We were excited to be a part of the program at The Seventh International Conference on Information and Communication Technologies and Development (ICTD2015) in Singapore. Jonathan Donner, Charlotte Smart, and David Taverner from Caribou Digital participated in four days of sessions, demos, papers, notes, and ideas exchange, as well as some wonderful gatherings and cultural events. Congratulations and thanks to Professor Chib and the Nanyang Technical University organizers.

Caribou Digital ran an open session on “Is the Hotspot the New Telecentre”; our debrief on that session is here. In the meantime, here are a few of our impressions from the rest of the conference.

The 22 plenary papers were a testament to the multidisciplinarity of the ICTD community, covering everything from mobile banking and m-agriculture to disability and citizen engagement. Though most are behind the ACM “paywall”, we find that it is worth searching online if one catches your eye – many authors post preliminary versions of the work on their own websites.

The notes were lively and diverse, offering, for example:

  • An overview of Guifi.net, a collection of over 28,000 community Wi-Fi nodes in Spain and around the world
  • The introduction of Graspeo.org a social media platform that provides offline content for NGOs through mesh networks
  • The results of a small study of phones active on Endaga’s community cellular network in rural Indonesia. Although the region is very remote, the authors found smartphone adoption rates similar to that seen in the rest of Indonesia, highlighting an eagerness among some residents to adopt smartphones, even if just as media players.

As always, the open sessions were relaxed and in-depth opportunities for discussion. We stuck with the themes of rural and shared access. David attended a session on building community cellular networks, led by Kurtis Heimerl of Endaga.
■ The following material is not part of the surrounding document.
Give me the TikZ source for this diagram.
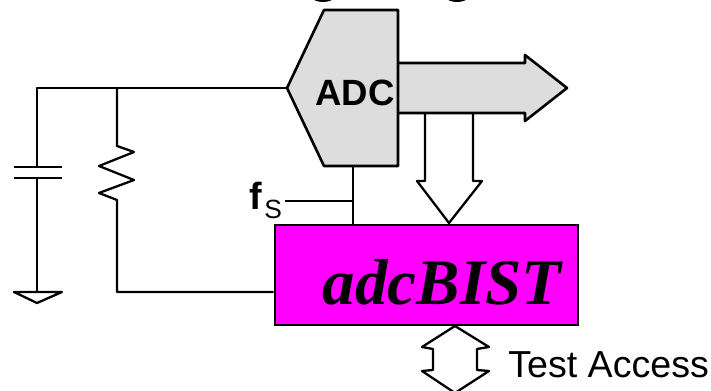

Charlotte attended a session focusing on the impact of shared-access telecentres; discussion there focused on how public access venues can enable female entrepreneurship, enhance digital literacy, and provide valuable spaces for socially excluded groups, even as adoption of mobile devices continues to rise.

Across both the sessions, and during our own, we were reminded again how local actors, from telecentre operators to community mesh network champions, will play an important role in extending access and enabling effective internet use beyond what could be accomplished with top-down, one-size-fits-all models of connectivity. It is an exciting time in ICTD, with a variety of local access models under active exploration.